Data excerpt →
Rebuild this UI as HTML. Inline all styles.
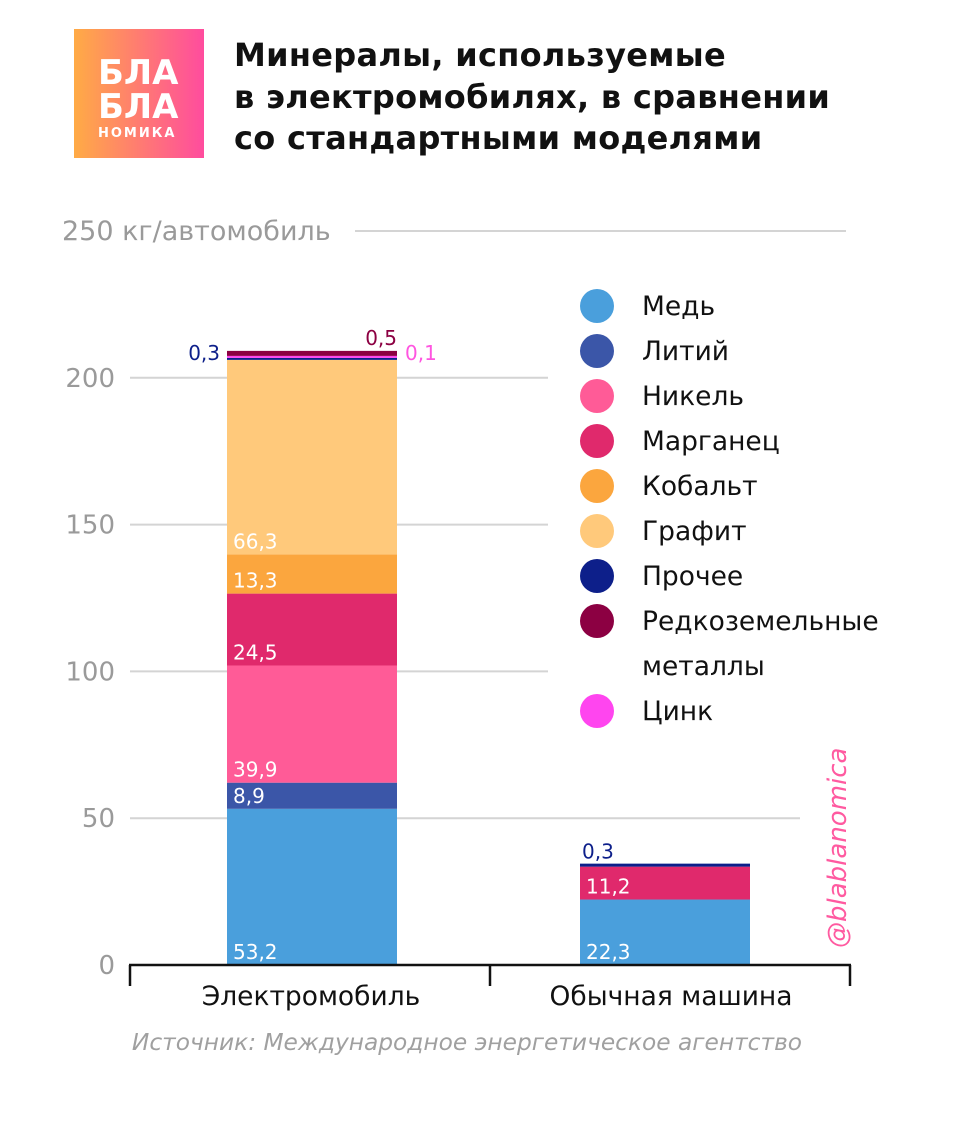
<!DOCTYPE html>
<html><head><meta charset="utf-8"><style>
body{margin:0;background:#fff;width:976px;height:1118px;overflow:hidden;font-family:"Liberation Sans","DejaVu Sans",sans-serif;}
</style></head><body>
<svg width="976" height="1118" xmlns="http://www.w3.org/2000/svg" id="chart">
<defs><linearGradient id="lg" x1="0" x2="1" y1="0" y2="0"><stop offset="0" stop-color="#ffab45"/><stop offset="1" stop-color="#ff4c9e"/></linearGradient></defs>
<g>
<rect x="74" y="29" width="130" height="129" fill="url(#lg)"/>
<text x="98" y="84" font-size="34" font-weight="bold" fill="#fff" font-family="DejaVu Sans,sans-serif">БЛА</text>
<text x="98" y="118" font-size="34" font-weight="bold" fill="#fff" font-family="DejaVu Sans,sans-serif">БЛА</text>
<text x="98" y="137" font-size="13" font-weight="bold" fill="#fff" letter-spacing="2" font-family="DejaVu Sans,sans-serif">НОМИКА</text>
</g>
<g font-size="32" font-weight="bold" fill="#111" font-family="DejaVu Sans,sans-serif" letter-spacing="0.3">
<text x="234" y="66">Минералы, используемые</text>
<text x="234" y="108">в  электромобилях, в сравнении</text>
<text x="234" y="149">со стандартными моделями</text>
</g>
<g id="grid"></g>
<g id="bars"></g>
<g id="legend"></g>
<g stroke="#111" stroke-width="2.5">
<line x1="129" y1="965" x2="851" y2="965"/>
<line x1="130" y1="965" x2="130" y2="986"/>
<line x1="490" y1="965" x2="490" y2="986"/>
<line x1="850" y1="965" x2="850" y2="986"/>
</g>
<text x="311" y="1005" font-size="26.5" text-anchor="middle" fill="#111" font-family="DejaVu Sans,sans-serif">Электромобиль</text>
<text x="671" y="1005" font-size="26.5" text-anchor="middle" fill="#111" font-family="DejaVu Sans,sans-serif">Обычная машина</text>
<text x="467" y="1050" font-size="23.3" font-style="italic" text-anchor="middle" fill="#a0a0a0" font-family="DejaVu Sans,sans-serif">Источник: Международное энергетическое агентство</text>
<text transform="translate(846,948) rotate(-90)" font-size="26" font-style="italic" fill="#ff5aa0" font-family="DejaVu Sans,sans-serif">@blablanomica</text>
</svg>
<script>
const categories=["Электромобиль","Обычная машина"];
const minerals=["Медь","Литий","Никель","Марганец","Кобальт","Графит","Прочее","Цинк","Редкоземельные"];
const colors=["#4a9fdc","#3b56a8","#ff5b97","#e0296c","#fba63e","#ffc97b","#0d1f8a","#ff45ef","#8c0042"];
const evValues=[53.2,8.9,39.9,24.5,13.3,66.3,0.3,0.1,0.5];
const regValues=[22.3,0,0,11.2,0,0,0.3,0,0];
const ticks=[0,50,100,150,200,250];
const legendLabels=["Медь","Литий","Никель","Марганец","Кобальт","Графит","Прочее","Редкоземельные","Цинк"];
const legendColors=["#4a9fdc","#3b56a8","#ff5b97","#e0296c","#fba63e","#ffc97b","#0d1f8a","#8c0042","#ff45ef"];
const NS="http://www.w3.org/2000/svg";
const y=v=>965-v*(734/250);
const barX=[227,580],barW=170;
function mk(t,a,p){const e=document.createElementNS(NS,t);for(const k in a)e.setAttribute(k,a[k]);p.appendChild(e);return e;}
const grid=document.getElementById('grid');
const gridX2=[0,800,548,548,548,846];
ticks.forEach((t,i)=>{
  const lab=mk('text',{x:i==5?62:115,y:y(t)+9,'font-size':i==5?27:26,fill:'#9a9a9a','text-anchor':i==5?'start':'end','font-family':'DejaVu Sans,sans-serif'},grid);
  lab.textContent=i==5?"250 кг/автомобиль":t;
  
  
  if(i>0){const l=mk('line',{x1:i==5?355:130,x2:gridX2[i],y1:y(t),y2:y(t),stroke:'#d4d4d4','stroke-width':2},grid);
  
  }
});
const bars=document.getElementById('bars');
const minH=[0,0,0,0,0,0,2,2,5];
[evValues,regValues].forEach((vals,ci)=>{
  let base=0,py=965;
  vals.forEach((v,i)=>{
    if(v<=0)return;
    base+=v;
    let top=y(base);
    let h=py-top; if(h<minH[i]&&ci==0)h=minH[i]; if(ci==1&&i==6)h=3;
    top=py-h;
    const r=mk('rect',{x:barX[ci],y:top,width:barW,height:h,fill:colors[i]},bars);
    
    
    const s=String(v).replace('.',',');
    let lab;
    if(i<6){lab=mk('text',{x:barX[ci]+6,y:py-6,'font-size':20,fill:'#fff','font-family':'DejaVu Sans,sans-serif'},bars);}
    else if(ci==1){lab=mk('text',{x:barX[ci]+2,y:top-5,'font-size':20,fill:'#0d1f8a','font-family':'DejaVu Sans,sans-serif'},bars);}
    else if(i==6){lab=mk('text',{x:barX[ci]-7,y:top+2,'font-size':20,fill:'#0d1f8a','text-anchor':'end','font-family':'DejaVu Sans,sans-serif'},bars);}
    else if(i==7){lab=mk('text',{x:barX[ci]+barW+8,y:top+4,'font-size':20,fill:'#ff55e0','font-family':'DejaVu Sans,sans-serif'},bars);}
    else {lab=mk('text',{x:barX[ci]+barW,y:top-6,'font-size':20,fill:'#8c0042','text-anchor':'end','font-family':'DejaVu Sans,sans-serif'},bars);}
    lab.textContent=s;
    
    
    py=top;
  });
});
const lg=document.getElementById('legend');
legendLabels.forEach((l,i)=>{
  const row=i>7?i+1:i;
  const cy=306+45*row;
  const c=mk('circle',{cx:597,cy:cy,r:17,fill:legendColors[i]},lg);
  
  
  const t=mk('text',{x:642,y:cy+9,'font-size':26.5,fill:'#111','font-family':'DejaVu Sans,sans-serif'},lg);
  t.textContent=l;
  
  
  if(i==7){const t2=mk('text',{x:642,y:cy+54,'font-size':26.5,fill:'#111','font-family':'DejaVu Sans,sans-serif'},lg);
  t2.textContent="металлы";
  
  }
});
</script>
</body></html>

The request → Go through the listing above and write it out again exactly, dropping the pictures.

Task result →
Rebuild this UI as HTML. Inline all styles.
<!DOCTYPE html>
<html><head><meta charset="utf-8"><style>
body{margin:0;background:#fff;width:976px;height:1118px;overflow:hidden;font-family:"Liberation Sans","DejaVu Sans",sans-serif;}
</style></head><body>
<svg width="976" height="1118" xmlns="http://www.w3.org/2000/svg" id="chart">
<defs><linearGradient id="lg" x1="0" x2="1" y1="0" y2="0"><stop offset="0" stop-color="#ffab45"/><stop offset="1" stop-color="#ff4c9e"/></linearGradient></defs>
<g>
<rect x="74" y="29" width="130" height="129" fill="url(#lg)"/>
<text x="98" y="84" font-size="34" font-weight="bold" fill="#fff" font-family="DejaVu Sans,sans-serif">БЛА</text>
<text x="98" y="118" font-size="34" font-weight="bold" fill="#fff" font-family="DejaVu Sans,sans-serif">БЛА</text>
<text x="98" y="137" font-size="13" font-weight="bold" fill="#fff" letter-spacing="2" font-family="DejaVu Sans,sans-serif">НОМИКА</text>
</g>
<g font-size="32" font-weight="bold" fill="#111" font-family="DejaVu Sans,sans-serif" letter-spacing="0.3">
<text x="234" y="66">Минералы, используемые</text>
<text x="234" y="108">в  электромобилях, в сравнении</text>
<text x="234" y="149">со стандартными моделями</text>
</g>
<g id="grid"></g>
<g id="bars"></g>
<g id="legend"></g>
<g stroke="#111" stroke-width="2.5">
<line x1="129" y1="965" x2="851" y2="965"/>
<line x1="130" y1="965" x2="130" y2="986"/>
<line x1="490" y1="965" x2="490" y2="986"/>
<line x1="850" y1="965" x2="850" y2="986"/>
</g>
<text x="311" y="1005" font-size="26.5" text-anchor="middle" fill="#111" font-family="DejaVu Sans,sans-serif">Электромобиль</text>
<text x="671" y="1005" font-size="26.5" text-anchor="middle" fill="#111" font-family="DejaVu Sans,sans-serif">Обычная машина</text>
<text x="467" y="1050" font-size="23.3" font-style="italic" text-anchor="middle" fill="#a0a0a0" font-family="DejaVu Sans,sans-serif">Источник: Международное энергетическое агентство</text>
<text transform="translate(846,948) rotate(-90)" font-size="26" font-style="italic" fill="#ff5aa0" font-family="DejaVu Sans,sans-serif">@blablanomica</text>
</svg>
<script>
const categories=["Электромобиль","Обычная машина"];
const minerals=["Медь","Литий","Никель","Марганец","Кобальт","Графит","Прочее","Цинк","Редкоземельные"];
const colors=["#4a9fdc","#3b56a8","#ff5b97","#e0296c","#fba63e","#ffc97b","#0d1f8a","#ff45ef","#8c0042"];
const evValues=[53.2,8.9,39.9,24.5,13.3,66.3,0.3,0.1,0.5];
const regValues=[22.3,0,0,11.2,0,0,0.3,0,0];
const ticks=[0,50,100,150,200,250];
const legendLabels=["Медь","Литий","Никель","Марганец","Кобальт","Графит","Прочее","Редкоземельные","Цинк"];
const legendColors=["#4a9fdc","#3b56a8","#ff5b97","#e0296c","#fba63e","#ffc97b","#0d1f8a","#8c0042","#ff45ef"];
const NS="http://www.w3.org/2000/svg";
const y=v=>965-v*(734/250);
const barX=[227,580],barW=170;
function mk(t,a,p){const e=document.createElementNS(NS,t);for(const k in a)e.setAttribute(k,a[k]);p.appendChild(e);return e;}
const grid=document.getElementById('grid');
const gridX2=[0,800,548,548,548,846];
ticks.forEach((t,i)=>{
  const lab=mk('text',{x:i==5?62:115,y:y(t)+9,'font-size':i==5?27:26,fill:'#9a9a9a','text-anchor':i==5?'start':'end','font-family':'DejaVu Sans,sans-serif'},grid);
  lab.textContent=i==5?"250 кг/автомобиль":t;
  
  
  if(i>0){const l=mk('line',{x1:i==5?355:130,x2:gridX2[i],y1:y(t),y2:y(t),stroke:'#d4d4d4','stroke-width':2},grid);
  
  }
});
const bars=document.getElementById('bars');
const minH=[0,0,0,0,0,0,2,2,5];
[evValues,regValues].forEach((vals,ci)=>{
  let base=0,py=965;
  vals.forEach((v,i)=>{
    if(v<=0)return;
    base+=v;
    let top=y(base);
    let h=py-top; if(h<minH[i]&&ci==0)h=minH[i]; if(ci==1&&i==6)h=3;
    top=py-h;
    const r=mk('rect',{x:barX[ci],y:top,width:barW,height:h,fill:colors[i]},bars);
    
    
    const s=String(v).replace('.',',');
    let lab;
    if(i<6){lab=mk('text',{x:barX[ci]+6,y:py-6,'font-size':20,fill:'#fff','font-family':'DejaVu Sans,sans-serif'},bars);}
    else if(ci==1){lab=mk('text',{x:barX[ci]+2,y:top-5,'font-size':20,fill:'#0d1f8a','font-family':'DejaVu Sans,sans-serif'},bars);}
    else if(i==6){lab=mk('text',{x:barX[ci]-7,y:top+2,'font-size':20,fill:'#0d1f8a','text-anchor':'end','font-family':'DejaVu Sans,sans-serif'},bars);}
    else if(i==7){lab=mk('text',{x:barX[ci]+barW+8,y:top+4,'font-size':20,fill:'#ff55e0','font-family':'DejaVu Sans,sans-serif'},bars);}
    else {lab=mk('text',{x:barX[ci]+barW,y:top-6,'font-size':20,fill:'#8c0042','text-anchor':'end','font-family':'DejaVu Sans,sans-serif'},bars);}
    lab.textContent=s;
    
    
    py=top;
  });
});
const lg=document.getElementById('legend');
legendLabels.forEach((l,i)=>{
  const row=i>7?i+1:i;
  const cy=306+45*row;
  const c=mk('circle',{cx:597,cy:cy,r:17,fill:legendColors[i]},lg);
  
  
  const t=mk('text',{x:642,y:cy+9,'font-size':26.5,fill:'#111','font-family':'DejaVu Sans,sans-serif'},lg);
  t.textContent=l;
  
  
  if(i==7){const t2=mk('text',{x:642,y:cy+54,'font-size':26.5,fill:'#111','font-family':'DejaVu Sans,sans-serif'},lg);
  t2.textContent="металлы";
  
  }
});
</script>
</body></html>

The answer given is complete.